Auch in Bosnien-Herzegowina gilt, wie in so vielen Ländern, der Grundsatz: Wer diskret bleibt, ist auch sicher. Homosexualität wurde 1998 entkriminalisiert, in der Republika Srpska im Jahr 2000. Eine Umfrage zur Diskriminierung am Westbalkan kommt zum ernüchternden Schluss, dass 48% der LGBT- Personen sich in ihrer Heimat nicht sicher fühlen und planen, innerhalb der nächsten zwei Jahre ihr Land zu verlassen. 42% der erlebten Gewalt kommt nicht aus dem bekannten Umfeld: Es sind Schulkollegen, Hooligans und Unbekannte, die in Bosnien-Herzegowina Gewalt gegen LGBT-Personen ausüben.
-
Ungarn und Kroatien (Platz 49)
Ungarn liegt im Spartacus Index im europäischen Mittelfeld. Im letzten Ranking ist das erst im Juni dieses Jahres verabschiedete Anti-LGBTIQ-Gesetz allerdings noch nicht inkludiert. Medieninhalte, die Sexualität darstellen, die von der heterosexuellen Norm abweicht, sollen Kindern und Jugendlichen nicht mehr zugänglich sein. Buchhandlungen dürfen bestimmte Kinderbücher unter Umständen damit nicht mehr offen auflegen. Auch Werbekampagnen, die Homosexualität darstellen, sollen nicht mehr lanciert werden. NGOs dürfen in Schulen keinen Aufklärungsunterricht anbieten, der sich auch mit Homosexualität auseinandersetzt. Das einer Zensur gleichkommende Gesetz wird von der Opposition und der EU stark kritisiert. Die Budapester Zivilgesellschaft setzte im Juli aber ein starkes Zeichen: Rund 30.000 Menschen nahmen an der Pride-Parade teil.
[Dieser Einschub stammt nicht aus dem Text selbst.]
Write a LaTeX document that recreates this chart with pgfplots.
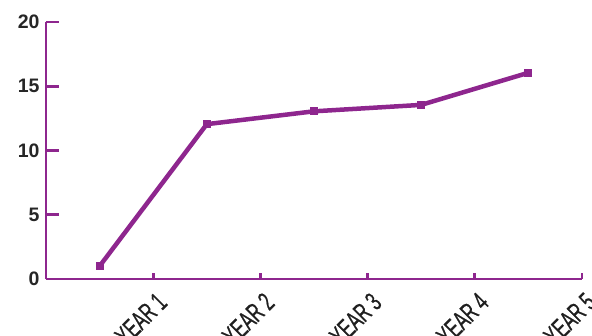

In Bezug auf Kroatien schreibt das Reiseportal Lonely Planet: „Homosexualität ist toleriert, aber nicht weit akzeptiert.“ Auch hier kann das öffentliche Zeigen von Zuneigung unter Umständen feindliche Reaktionen hervorrufen.
Reisen als Privileg
Während es in manchen außereuropäischen Ländern lebensbedrohlich sein kann, als schwules oder lesbisches Paar dorthin zu verreisen, ist man in vielen Ländern Europas sicher und willkommen. Dennoch: Homofeindliche Übergriffe, gesellschaftliche Ablehnung und rechtliche Diskriminierung sind nach wie vor in vielen Regionen weit verbreitet. Manche Staaten bemühen sich aktiv um mehr Akzeptanz und Toleranz, andere wie Polen oder Ungarn erleben einen starken konservativen und homofeindlichen Backlash. Auch 2021 können homosexuelle Paare nicht einfach in den Zug steigen und in ein anderes Land reisen, ohne sich vorher über die rechtliche und gesellschaftliche Situation am Ankunftsort zu informieren. Sich in der Reisevorbereitung nur um die Anfahrt, ein Hotelzimmer und mögliche Sehenswürdigkeiten zu kümmern, ist ein heterosexuelles Privileg.